Но, к сожалению, получилось совсем не так, как хотелось. Или в штабах ошиблись, передавая бомберам координаты цели, или ведущий штурман напортачил… Неизвестно. Знаю лишь то, что отбомбились «туполевы» не там, где надо, что сразу же обнаружилось контролирующим результат атаки разведывательным самолетом.

– Срочно посылай всех, кого можешь, нанести удар по танкам, – вновь обратился к Борзову Василий Сталин. – Медлить нельзя, немцы уже готовы, вот-вот в атаку пойдут.

Как назло, на командном пункте находился только что прилетевший сюда полковник А. Н. Суханов, командир нашей 8-й минно-торпедной дивизии, седой такой мужик лет под шестьдесят.

– Я выполняю совсем другую задачу, – резко ответил он, не слушая никаких возражений, – и рисковать своими экипажами не буду!

Василий Сталин смерил Суханова испепеляющим взглядом, смачно выругался и понесся к ожидавшему его «Виллису», бросив напоследок: «Это тебе даром не пройдет!»

Как показали последовавшие за этим диалогом события, опасения молодого комдива были совершенно справедливыми. Не прошло и двух часов, как немцы начали свое контрнаступление и, к вечеру прорвав фронт, стали продвигаться в сторону Шяуляя…

…На следующий день А. Н. Суханова сняли с командования дивизией. Некоторое время его обязанности исполнял начальник штаба В. П. Попов, пока в конце августа на это место не назначили полковника М. А. Курочкина. Уже после войны слышал, что нашего бывшего комдива видели в Румынии, где он служил в должности военного атташе…

…Тут уж нам совсем не до шуток стало, ведь от Шяуляя до нашего аэродрома всего лишь десять километров. А на нем кроме нас целая истребительная дивизия, а это еще три полноценных полка. Ясно, что надо ноги уносить из Шяуляя, пока не поздно. Вот только куда… И решить этот вопрос следовало до наступления темноты, ведь большинство летчиков-истребителей не имели никакого опыта ночных полетов.

Вскоре выяснилось, что ближайший свободный аэродром находится в Паневежисе, и хотя никто не имел ни малейшего представления ни о состоянии его взлетно-посадочной полосы, ни о ее габаритах, иного выбора не оставалось. Василий Сталин быстро договорился с Борзовым о том, что наши экипажи будут вести эскадрильи истребителей к новому месту базирования, и через некоторое время окрестности Шяуляя огласились ревом моторов взлетавших самолетов.

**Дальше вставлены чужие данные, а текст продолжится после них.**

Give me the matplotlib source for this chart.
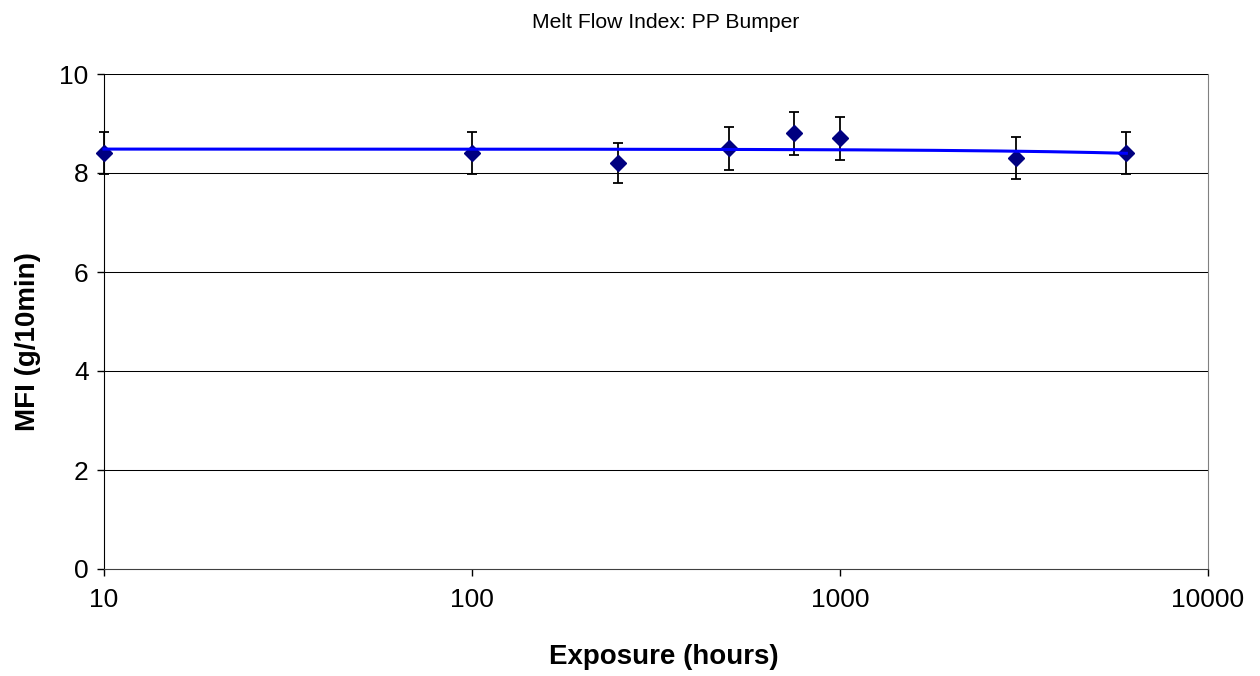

А солнце уже начинает скрываться за горизонтом. Да и звуки артиллерийской канонады, кажется, стали раздаваться еще ближе к аэродрому. Мысленно подгоняя время, выруливаю на стартовую позицию и даю полный газ моторам. Машина, немного покачиваясь, начинает разбег. На этот раз она набирает скорость медленнее, чем обычно. И неудивительно, ведь я везу с собой восемь человек технического состава, да еще и торпеду.

Отрываюсь от земли, поворачиваю голову в сторону Шяуляя. Почти у самых городских окраин вижу вздымающиеся к небу пыльные столбы разрывов. «Совсем близко подошли, сволочи, – про себя ругаю немцев самыми последними словами. – Ну ничего, чай не 41-й на дворе, еще вернемся». Сразу же за мной, последним, как и положено в подобных случаях, взлетает наш командир Иван Иванович Борзов.

Садились мы в Паневежисе в том же порядке, в котором взлетали: сначала истребители, затем наши торпедоносцы, я и Борзов. Причем самолетов на аэродроме скопилось настолько много, что за неимением другого места они были просто расставлены рядами по обе стороны взлетно-посадочной полосы.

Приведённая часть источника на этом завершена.